● Records for this task

####

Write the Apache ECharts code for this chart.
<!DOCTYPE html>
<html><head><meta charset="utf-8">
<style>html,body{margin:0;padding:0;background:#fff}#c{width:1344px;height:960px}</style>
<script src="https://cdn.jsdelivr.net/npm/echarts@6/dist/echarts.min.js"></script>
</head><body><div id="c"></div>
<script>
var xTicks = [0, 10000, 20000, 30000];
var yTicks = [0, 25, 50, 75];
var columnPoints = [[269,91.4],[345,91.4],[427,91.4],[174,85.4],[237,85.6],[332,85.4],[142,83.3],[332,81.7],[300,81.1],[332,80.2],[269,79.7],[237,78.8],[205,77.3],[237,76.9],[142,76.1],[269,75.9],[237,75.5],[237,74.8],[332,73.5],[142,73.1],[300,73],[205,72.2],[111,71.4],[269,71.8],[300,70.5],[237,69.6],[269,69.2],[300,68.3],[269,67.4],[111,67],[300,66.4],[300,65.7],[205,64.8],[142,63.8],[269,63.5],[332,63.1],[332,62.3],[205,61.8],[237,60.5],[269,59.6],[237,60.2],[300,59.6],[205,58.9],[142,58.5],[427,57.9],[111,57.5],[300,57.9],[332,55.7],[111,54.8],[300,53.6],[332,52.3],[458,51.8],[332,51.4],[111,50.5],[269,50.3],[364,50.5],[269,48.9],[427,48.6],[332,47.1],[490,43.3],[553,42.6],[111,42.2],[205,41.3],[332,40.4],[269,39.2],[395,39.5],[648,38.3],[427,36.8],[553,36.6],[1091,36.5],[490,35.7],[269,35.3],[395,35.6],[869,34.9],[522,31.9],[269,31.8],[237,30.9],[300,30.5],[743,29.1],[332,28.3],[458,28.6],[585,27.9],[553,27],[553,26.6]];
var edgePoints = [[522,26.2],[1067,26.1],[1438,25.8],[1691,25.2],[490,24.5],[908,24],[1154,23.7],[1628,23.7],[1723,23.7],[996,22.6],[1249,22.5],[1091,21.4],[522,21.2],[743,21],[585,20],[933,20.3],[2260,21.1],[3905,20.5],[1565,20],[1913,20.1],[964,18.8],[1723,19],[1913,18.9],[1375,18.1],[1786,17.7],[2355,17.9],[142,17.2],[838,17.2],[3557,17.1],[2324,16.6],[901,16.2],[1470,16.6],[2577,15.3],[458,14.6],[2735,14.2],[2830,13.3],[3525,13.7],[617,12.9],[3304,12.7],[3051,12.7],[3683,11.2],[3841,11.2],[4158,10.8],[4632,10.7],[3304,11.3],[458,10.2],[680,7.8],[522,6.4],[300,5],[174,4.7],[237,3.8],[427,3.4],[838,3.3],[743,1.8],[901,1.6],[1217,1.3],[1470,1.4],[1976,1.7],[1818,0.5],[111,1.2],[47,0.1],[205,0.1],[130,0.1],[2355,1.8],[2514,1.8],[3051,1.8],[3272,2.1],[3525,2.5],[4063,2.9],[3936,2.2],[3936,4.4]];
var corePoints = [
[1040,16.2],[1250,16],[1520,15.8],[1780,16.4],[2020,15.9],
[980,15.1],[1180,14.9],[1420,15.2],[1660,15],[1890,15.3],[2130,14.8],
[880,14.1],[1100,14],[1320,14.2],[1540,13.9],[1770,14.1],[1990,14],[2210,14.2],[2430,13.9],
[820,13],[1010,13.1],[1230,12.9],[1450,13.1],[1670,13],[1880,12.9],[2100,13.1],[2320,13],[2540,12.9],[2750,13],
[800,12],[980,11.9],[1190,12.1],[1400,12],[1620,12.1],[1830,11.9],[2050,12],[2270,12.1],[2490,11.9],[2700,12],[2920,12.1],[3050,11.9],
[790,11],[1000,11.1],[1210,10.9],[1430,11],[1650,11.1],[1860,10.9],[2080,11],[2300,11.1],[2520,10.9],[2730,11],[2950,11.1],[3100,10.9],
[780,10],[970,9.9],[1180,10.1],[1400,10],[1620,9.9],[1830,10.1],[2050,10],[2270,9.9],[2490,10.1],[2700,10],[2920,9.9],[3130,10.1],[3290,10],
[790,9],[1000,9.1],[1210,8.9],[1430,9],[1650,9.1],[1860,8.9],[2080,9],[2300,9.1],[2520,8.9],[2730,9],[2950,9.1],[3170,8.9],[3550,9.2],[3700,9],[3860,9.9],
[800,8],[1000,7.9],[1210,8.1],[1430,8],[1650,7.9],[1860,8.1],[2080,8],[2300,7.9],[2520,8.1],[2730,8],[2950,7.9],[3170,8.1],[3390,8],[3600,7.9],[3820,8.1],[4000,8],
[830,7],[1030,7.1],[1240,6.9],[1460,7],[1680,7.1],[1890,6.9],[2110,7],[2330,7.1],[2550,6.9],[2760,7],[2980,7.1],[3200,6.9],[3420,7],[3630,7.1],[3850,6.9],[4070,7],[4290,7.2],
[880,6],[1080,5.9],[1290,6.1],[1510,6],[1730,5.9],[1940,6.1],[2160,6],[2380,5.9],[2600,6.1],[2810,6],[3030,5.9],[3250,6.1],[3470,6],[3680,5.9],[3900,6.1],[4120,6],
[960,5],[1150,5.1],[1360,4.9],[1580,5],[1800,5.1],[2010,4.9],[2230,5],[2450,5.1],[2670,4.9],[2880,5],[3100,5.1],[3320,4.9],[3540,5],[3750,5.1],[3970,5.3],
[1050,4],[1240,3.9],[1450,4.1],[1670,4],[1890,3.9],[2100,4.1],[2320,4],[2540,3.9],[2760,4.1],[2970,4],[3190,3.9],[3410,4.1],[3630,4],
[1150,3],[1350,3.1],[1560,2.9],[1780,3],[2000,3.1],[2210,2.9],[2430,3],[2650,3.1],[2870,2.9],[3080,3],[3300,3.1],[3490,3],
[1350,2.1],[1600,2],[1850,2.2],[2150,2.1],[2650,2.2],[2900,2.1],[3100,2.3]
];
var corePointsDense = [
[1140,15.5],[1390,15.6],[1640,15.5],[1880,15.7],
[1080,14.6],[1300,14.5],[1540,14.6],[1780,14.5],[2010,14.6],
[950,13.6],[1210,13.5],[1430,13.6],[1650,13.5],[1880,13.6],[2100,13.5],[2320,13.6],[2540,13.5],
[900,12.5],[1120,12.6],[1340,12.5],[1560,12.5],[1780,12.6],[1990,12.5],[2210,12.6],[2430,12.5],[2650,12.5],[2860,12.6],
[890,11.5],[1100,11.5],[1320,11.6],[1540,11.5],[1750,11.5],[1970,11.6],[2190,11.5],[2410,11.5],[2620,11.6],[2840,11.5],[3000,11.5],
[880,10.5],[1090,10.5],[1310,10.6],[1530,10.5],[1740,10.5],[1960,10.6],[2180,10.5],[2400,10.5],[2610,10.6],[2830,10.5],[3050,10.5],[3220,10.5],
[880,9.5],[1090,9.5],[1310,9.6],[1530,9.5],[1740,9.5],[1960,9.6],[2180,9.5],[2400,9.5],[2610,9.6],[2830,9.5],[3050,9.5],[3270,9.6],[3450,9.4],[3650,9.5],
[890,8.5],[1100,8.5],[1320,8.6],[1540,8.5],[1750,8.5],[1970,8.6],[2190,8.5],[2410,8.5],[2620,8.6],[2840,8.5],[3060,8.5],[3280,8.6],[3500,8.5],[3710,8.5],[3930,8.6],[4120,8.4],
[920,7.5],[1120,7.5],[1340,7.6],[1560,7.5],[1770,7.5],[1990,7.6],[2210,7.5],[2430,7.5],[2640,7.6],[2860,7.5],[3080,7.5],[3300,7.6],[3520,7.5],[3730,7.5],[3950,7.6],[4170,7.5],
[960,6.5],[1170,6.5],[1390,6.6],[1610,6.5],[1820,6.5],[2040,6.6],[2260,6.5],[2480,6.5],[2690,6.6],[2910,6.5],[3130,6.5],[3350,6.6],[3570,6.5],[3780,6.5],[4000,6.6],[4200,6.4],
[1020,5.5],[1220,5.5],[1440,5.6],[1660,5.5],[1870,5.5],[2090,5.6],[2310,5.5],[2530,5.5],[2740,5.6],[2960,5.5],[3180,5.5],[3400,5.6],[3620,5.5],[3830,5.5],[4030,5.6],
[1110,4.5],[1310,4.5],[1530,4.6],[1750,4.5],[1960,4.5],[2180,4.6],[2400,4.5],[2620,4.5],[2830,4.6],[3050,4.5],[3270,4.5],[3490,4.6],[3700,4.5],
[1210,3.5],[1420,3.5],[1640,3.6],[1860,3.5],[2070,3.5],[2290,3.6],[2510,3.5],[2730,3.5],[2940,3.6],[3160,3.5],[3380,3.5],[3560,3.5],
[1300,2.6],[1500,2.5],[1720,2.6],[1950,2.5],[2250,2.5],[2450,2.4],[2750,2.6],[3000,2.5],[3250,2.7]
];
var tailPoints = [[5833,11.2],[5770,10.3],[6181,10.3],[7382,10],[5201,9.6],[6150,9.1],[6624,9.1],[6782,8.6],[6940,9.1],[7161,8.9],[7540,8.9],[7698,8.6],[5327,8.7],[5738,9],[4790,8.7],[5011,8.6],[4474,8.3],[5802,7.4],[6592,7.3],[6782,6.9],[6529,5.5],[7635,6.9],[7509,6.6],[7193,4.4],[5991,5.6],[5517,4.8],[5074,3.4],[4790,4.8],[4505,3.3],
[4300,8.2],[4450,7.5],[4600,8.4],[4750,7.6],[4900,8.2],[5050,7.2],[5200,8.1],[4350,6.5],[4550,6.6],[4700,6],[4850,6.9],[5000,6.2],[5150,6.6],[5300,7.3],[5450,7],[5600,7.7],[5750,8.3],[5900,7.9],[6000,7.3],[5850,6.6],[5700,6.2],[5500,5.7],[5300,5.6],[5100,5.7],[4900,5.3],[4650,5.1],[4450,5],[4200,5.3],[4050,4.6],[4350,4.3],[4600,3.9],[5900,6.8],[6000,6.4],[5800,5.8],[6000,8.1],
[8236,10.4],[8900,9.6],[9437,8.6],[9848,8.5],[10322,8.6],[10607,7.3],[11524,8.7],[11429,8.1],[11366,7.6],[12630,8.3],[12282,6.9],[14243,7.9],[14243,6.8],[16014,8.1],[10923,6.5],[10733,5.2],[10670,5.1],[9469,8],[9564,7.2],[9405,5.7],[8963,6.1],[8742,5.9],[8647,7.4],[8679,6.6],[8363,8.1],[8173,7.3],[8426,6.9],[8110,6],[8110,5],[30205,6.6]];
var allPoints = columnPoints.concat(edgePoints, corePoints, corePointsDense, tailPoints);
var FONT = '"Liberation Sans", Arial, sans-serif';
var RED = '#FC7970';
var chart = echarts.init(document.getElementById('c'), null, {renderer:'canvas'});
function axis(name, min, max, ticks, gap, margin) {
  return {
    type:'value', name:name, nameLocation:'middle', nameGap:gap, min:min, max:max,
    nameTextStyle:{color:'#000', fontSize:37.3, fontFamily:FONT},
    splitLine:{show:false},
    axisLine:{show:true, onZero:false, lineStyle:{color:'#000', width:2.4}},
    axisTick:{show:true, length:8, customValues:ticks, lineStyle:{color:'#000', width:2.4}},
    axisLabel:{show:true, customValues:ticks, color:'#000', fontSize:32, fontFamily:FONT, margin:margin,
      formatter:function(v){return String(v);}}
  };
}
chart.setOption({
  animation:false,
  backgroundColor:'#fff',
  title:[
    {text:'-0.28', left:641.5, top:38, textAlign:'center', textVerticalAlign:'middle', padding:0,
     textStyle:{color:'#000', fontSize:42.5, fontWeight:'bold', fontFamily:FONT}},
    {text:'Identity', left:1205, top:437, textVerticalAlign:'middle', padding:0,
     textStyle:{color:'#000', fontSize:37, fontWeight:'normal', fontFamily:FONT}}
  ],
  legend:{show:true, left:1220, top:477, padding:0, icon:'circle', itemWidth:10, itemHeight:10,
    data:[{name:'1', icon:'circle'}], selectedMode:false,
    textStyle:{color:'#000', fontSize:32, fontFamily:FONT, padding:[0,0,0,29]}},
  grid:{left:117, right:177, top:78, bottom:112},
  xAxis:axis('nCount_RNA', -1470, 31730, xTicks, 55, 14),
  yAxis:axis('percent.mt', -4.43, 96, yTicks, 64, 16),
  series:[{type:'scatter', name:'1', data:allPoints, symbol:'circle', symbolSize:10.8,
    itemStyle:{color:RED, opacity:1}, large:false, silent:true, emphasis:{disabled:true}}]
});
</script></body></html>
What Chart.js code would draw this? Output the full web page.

####

Identify and extract each line of the listing that contains "code".

● Reply to the task
Write the Apache ECharts code for this chart.
What Chart.js code would draw this? Output the full web page.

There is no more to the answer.